Em meio às rápidas transformações tecnológicas que atravessam a saúde, a integração da inteligência artificial (IA) aos ensaios clínicos oncológicos surge como uma das mais promissoras — e também mais desafiadoras — inovações dos últimos anos. A recente publicação de Azenkot et al. no ASCO Educational Book 2025 (da Sociedade Americana de Oncologia Clínica) nos convida a olhar para além do entusiasmo técnico e refletir sobre as implicações humanas, éticas e estruturais dessa transição.
O artigo destaca como a IA e o aprendizado de máquina (ML) estão sendo usados para aperfeiçoar o desenho e a representatividade dos ensaios clínicos, principalmente nas fases II e III. Ferramentas inteligentes já estão auxiliando desde o recrutamento de pacientes até a análise de desfechos, passando pela automação de operações e pela gestão de dados em tempo real.
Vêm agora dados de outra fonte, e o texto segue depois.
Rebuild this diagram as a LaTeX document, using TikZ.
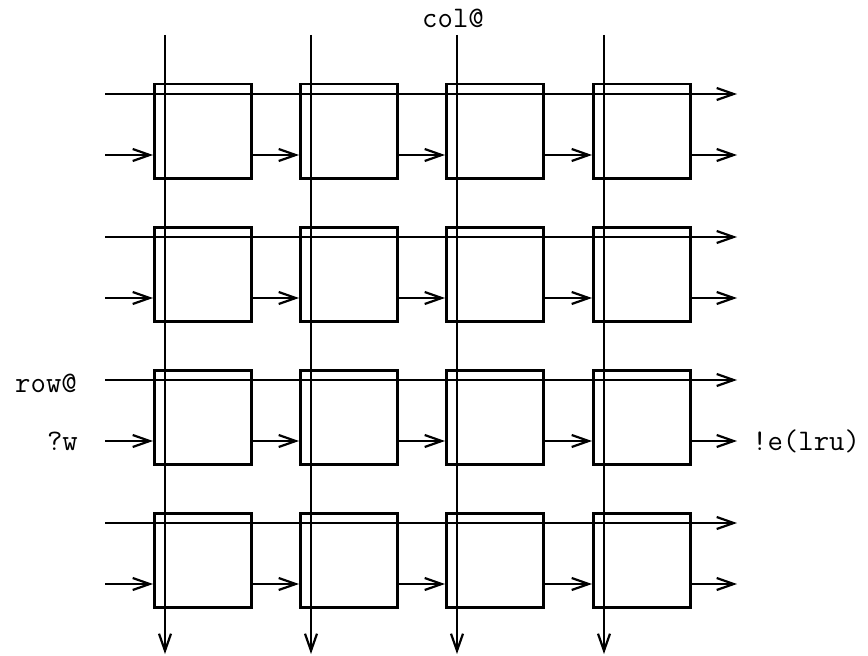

Mais do que eficiência, esses recursos oferecem algo raro em tempos de sobrecarga: tempo para escutar.
Para os médicos que conduzem ensaios clínicos — especialmente aqueles que não contam com equipes numerosas — a IA pode funcionar como um parceiro silencioso e incansável, assumindo tarefas repetitivas e liberando espaço mental e emocional para o que realmente importa: o cuidado centrado no paciente. Essa não é uma substituição de papéis, mas uma redistribuição de atenção.
Na outra ponta, para os pacientes, essas ferramentas podem significar acesso mais rápido e mais justo a pesquisas inovadoras. Sistemas como o TrialGPT e o OncoLLM são capazes de cruzar dados clínicos, genômicos e geográficos para encontrar ensaios compatíveis com o perfil de cada pessoa. É uma resposta concreta para um problema antigo: a dificuldade de encontrar pacientes elegíveis e diversificados em tempo hábil.
Mas junto ao entusiasmo vêm os alertas. O artigo não ignora os riscos: viés algorítmico, falta de representatividade nos dados, transparência limitada e desafios éticos. A aplicação da IA em oncologia exige um equilíbrio delicado entre inovação e responsabilidade. Um ponto particularmente sensível é a capacidade desses sistemas de incorporar experiências subjetivas e decisões clínicas complexas — o que nos lembra que, apesar de todo o avanço, ainda será o olhar humano que guiará as decisões mais importantes.
Nesse sentido, a ASCO propõe um framework ético para o uso responsável da IA, resumido no acrônimo FAIITH**: Fairness, Accountability, Informed stakeholders, Institutional oversight, Transparency, Human-centered application. Em outras palavras, a tecnologia só deve ser aplicada se for justa, transparente, supervisionada e centrada na pessoa.
Mais do que uma transformação técnica, estamos diante de uma chance histórica de reconectar tecnologia e empatia, ciência e escuta, dados e propósito. A inteligência artificial não elimina a necessidade de contato humano — ao contrário, pode ser a oportunidade que precisávamos para recuperar algo que nunca deveria ter sido perdido: tempo, presença e confiança.
Se quisermos que os ensaios clínicos sejam mais inclusivos, rápidos e eficazes, será necessário investir também em pontes humanas: entre o pesquisador e o paciente, entre o programador e o médico, entre os dados e as histórias que eles representam.
A inteligência pode ser artificial. Mas o cuidado, não.
*Gabriela Tannus é economista da Saúde e voluntária técnica do Instituto Vencer o Câncer.